We also completed installation of water and gas infrastructure that should further reduce cost and enhance returns as we increase our development in 2017. We plan to complete approximately 15 net wells in the DJ Basin Codell this year.
The Bakken is another area we've been investing in water takeaway infrastructure that should further reduce costs to support and enhance returns of our ongoing drilling program. In the fourth quarter of 2016, we completed a majority of the remaining pre-2016 DUCs.
As a result, our 2017 drilling program will be focused on drilling premium Bakken core and Antelope Extension inventory. We expect to complete 35 net wells during 2017. In Trinidad, we continue to get great results from existing wells, which led to outperformance versus forecast in 2016.
Production in Trinidad was virtually flat despite drilling just one additional well that came online in December of 2016. In 2017, we expect to drill an additional five net wells throughout the year. Here's Billy to review our year-end reserve replacement and finding costs..
Thanks, David. We replaced 163% of our 2016 production at a very low finding cost of $5.22 per BOE, excluding revisions due to commodity price changes. That's less than half of our 2015 finding cost. The proved developed finding cost excluding leasehold capital was $6.50 per BOE.

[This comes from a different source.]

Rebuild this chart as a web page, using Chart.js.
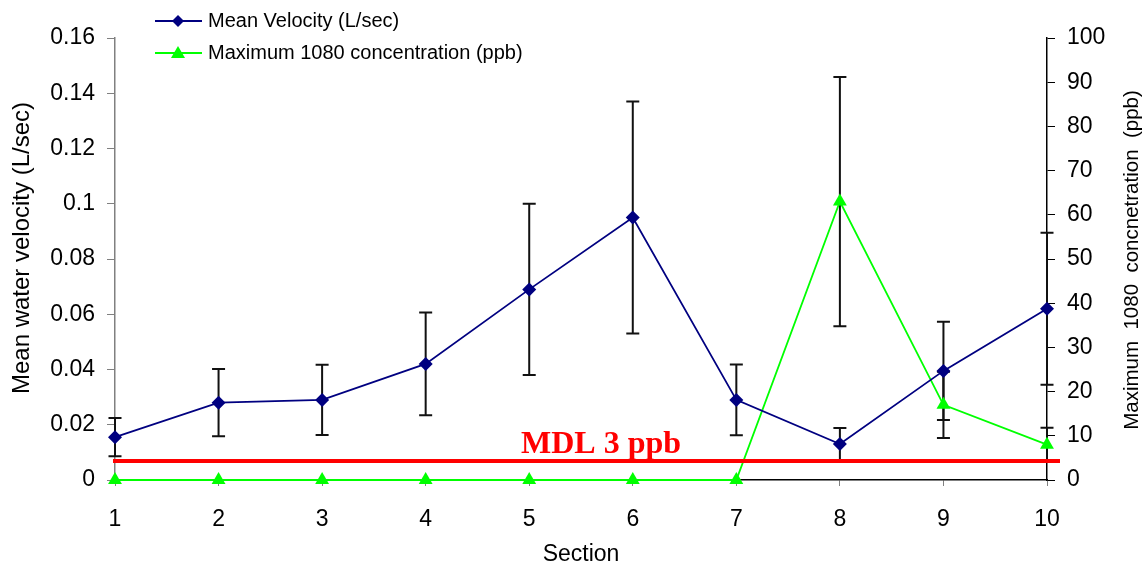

Notably, sustainable LOE reductions drove positive reserve revisions that more than offset negative revisions due to lower commodity prices. As a result, our proved reserves increased by 1.4% year over year, driven by a 7.7% increase to crude oil and natural gas liquids reserves.
These are record low finding costs and demonstrate the tremendous capital efficiency gains we made this year resulting from our permanent shift to premium drilling and laser focus on cost reductions. I'll now turn it over to Tim Driggers to discuss financials and capital structure..
$3.1 billion of leasehold acquisitions; $735 million of proved property acquisitions; and $17 million of other property, plant, and equipment. We also recorded $1.1 billion of deferred taxes related to the transaction.
To fund the Yates transaction, EOG issued 25 million shares of common stock and paid cash of $16 million for a total consideration of $2.4 billion. At year end, total debt outstanding was $7 billion, for a debt to total capitalization ratio of 32%. Considering $1.6 billion of cash on hand at year end, net debt to total cap was 28%.
In the fourth quarter 2016, total impairments were $298 million. For the full year 2016, total impairments were $620 million. Impairments to proved properties of $116 million were primarily the result of a write-down to fair value of legacy natural gas assets, which have since been divested.
Impairments for both the fourth quarter and full year 2016 included charges for firm commitment contracts related to the divested Haynesville natural gas assets and obsolete inventory. The effective tax rate for the fourth quarter was 27% and deferred tax ratio was 44%.
Yesterday we included a guidance table with our earnings press release for the first quarter and full year 2017. Our 2017 CapEx estimate is $3.7 billion to $4.1 billion excluding acquisitions. The exploration and development portion excluding facilities will account for about 81% of the total CapEx budget.
The budget for exploration and development facilities and gathering, processing, and other accounts for approximately 19% of the total CapEx budget for 2017. We plan to concentrate our infrastructure spending in the Eagle Ford, Delaware Basin, and Rockies to support our drilling program in those areas and enhance operating efficiencies.
Now I'll turn it back over to Bill..
Thanks, Tim. In closing, I will leave you with a few important points. First, our improvement to well performance has been accomplished through the use of proprietary technology to identify high-quality rock, drill precisely targeted laterals, and execute leading-edge completions. We're now beginning to drill longer laterals.
And we believe our industry-leading well performance combined with longer laterals will drive significant productivity gains in the future. Slide 10 in the IR deck illustrates this conclusion. Second, EOG has not and has never been a one-trick pony.
We have top tier positions in the big three producing North American oil basins and strong positions in what we believe are the best emerging plays.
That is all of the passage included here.